The participants were asked to provide a ranked list of hotels that meet customers’ preferences and that the customer is likely to buy, while simultaneously fulfilling some clearly defined financial objectives. This solution should be competitive with a preexisting baseline solution inspired by our existing ranking methods. Participants had to pitch their work in under 15 minutes to a jury of predominantly non-technical senior managers.

The ranking was evaluated based on a variant of the nDCG score to measure its relevance to customers’ preferences and an additional score to measure business objectives. The jury voting was based on individual votes of the jury members. We used weighted mean for selecting the overall winner.

Setup

We had four teams of four or five participants each. The teams were organized so that their members came from different domains within the company, residing in different countries.

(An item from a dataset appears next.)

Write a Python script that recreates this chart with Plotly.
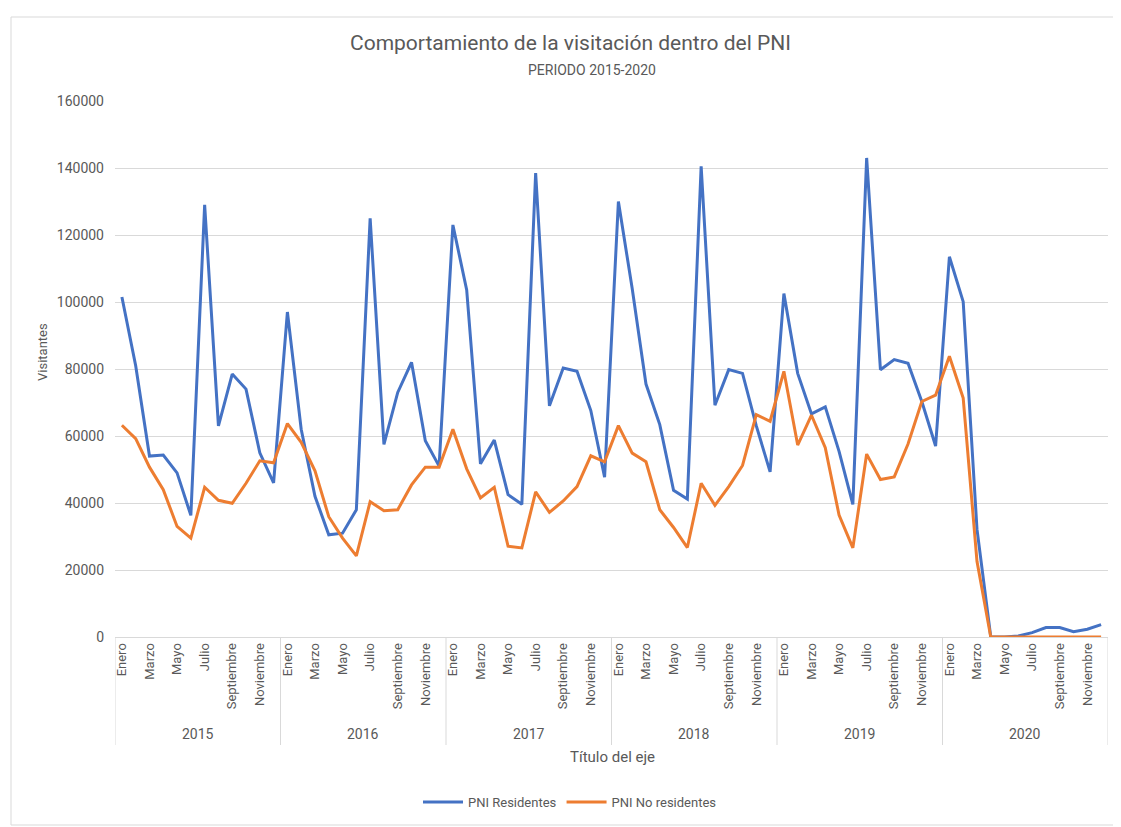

We provided more than 40 million rows of data from three completely different data streams. We also provided a template that ran a baseline solution, allowed connection to data sources, and permitted interaction with our comprehensive analytics platform.

Even though this wasn’t a requirement, nearly all the teams ended up using our template and analytics platform as they needed computational power to train their solutions. Thus, some data scientists were led to use our platform for the first time.

Solutions Created

It was impressive to see the ambition and commitment with which each team approached the task. Success required understanding a new task, developing a practical solution, while simultaneously dealing with novel data, in many cases learning new development practices, and making a compelling case for their work to a demanding jury. Every single team proposed a distinct solution and implemented a prototype producing meaningful results in allotted time. These accomplishments speak for the expertise of the data science community at TUI.

The proposed solutions variously tried to better understand customer queries, account for the purchase decisions of different segments, innovatively aggregated different searches within a given time window, and incorporated semi-structured data of hotel descriptions to build better models. They also proposed a variety of optimization schemes to align user and business interests.

Nearly all the teams produced results competitive with our baseline solution and many beat it on financial objectives. These solutions have provided practical insights and have spurred new developments in ranking projects.

Outcome

We conducted an anonymous survey to gauge participants’ feedback. The results exceeded our expectations as 100% of the participants said they would participate in a Hackathon again.

Takeaways

We learnt a lot during the process of organizing the hackathon, such as:

  • Be very precise about the strategic objectives.
  • Declare those objectives well in advance and in multiple venues to reinforce the message.
  • Have clear and measurable criteria for evaluation of those objectives.
  • A multi-dimensional criterion helps participants feel engaged.
  • Hackathon must provide tangible, long-term value to the participants beyond the prizes or bragging rights.

Conclusion

Organizing the hackathon was a demanding task and required significant and sustained effort from our team, and it was absolutely worth it. Hackathon lead to a better understanding of our internal tech-tools, a greater alignment among our global data science community, and helped design a way forward on a critical business problem. We plan on making data science competitions a regular part of life at TUI.